A curious addition was lately made to the aquarium of the Paris Jardin d'Acclimatation, viz., a polyp of the Medusa kind. The day after its admission to the compartment assigned to it, all the other animals in the same tank were found to be dead. An analysis of the water showed the reason of this strange mortality—the polyp had changed the water to vinegar. The so called vinegar-polyp has the power of producing in itself alcohol, which is soon transformed into vinegar; this, however grateful it may be to the polyp that produces it, is fatal to other aquatic creatures. The poisonous Medusa was at once removed from the basin and put in a tank by itself, where it will be permitted to carry on its cheap vinegar-manufacture as long as it pleases.

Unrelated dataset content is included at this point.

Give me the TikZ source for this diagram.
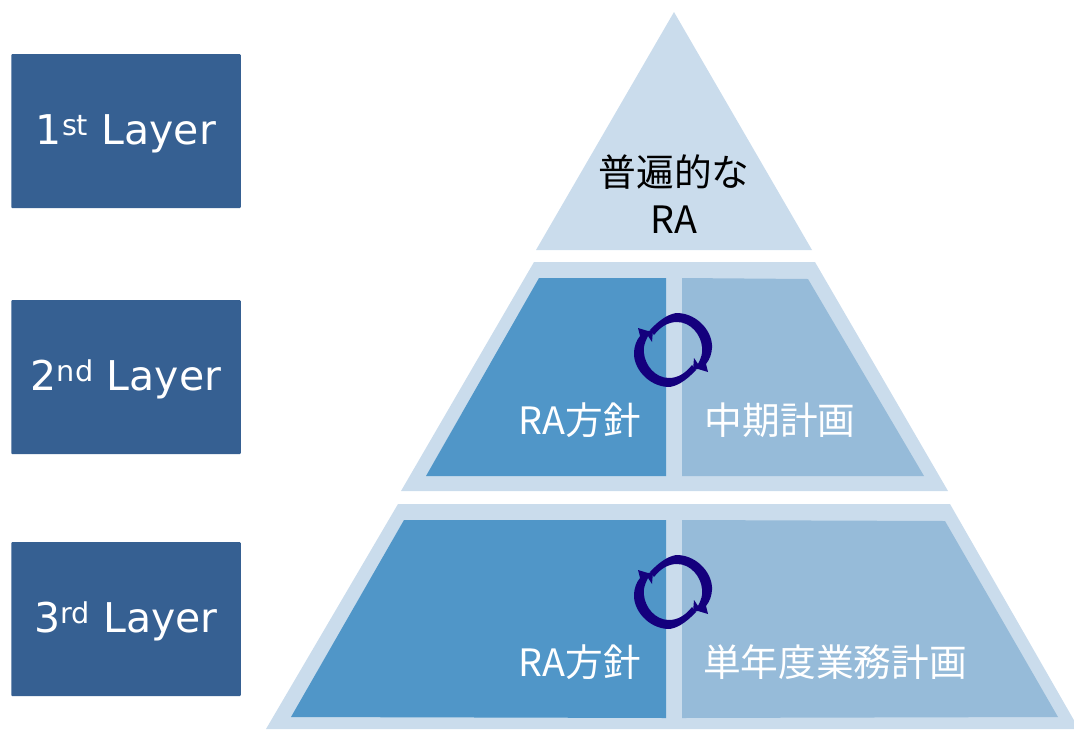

An exhibition of appliances adapted to economize fuel is to be held in Manchester, England. The exhibition will comprise: 1. Appliances which may be adapted to existing furnaces, etc., whereby an actual saving is effected in the consumption of fuel. 2. Appliances which may be adapted to existing furnaces, etc., whereby waste heat is utilized. 3. New steam-generators and furnaces, boilers and engines, specially adapted for saving fuel, and appliances whereby waste products are utilized, the radiation of heat prevented, etc. A variety of similar apparatus for manufacturing, agricultural, and domestic purposes, will also be exhibited. The exhibition promises to be interesting and instructive.

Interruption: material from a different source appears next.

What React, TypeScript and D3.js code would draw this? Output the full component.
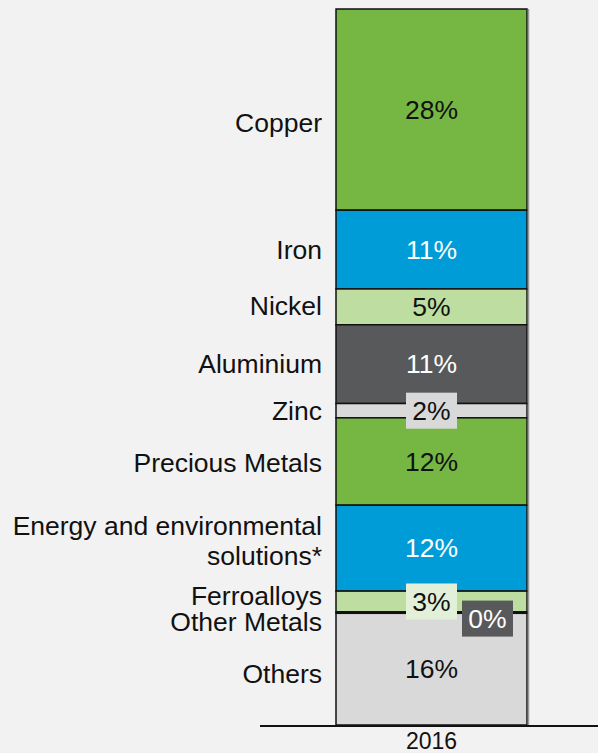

An institution of novel character was recently founded in France. The Villa Emilia, at Meudon, half-way between Paris and Versailles, was thrown open on January 1st, to explorers of any nationality, to young men who propose making scientific voyages, and to all who wish and are able to encourage them. The expenses of the institution are to be defrayed by an association. The property already embraces instruments and laboratories, scientific books, etc. Free courses and lessons will be given, and travelers may leave their collections there, to be kept till their return. Gifts of money will be made to those who may serve the society in certain specified ways. The association, "Cercle des Explorateurs," as it is called, will have its Gazette, giving news of explorers, and there will be two meetings, in spring and fall. Those wishing to join the society are desired to communicate with its originator, M. Méhédin, Meudon, Seine et-Oise.

Dr. Ferrier has received a grant from the Royal Society, for the purpose of enabling him to pursue his investigations on the brains of monkeys, etc. The results of his researches will, in due time, be embodied in a paper which will be read before that society.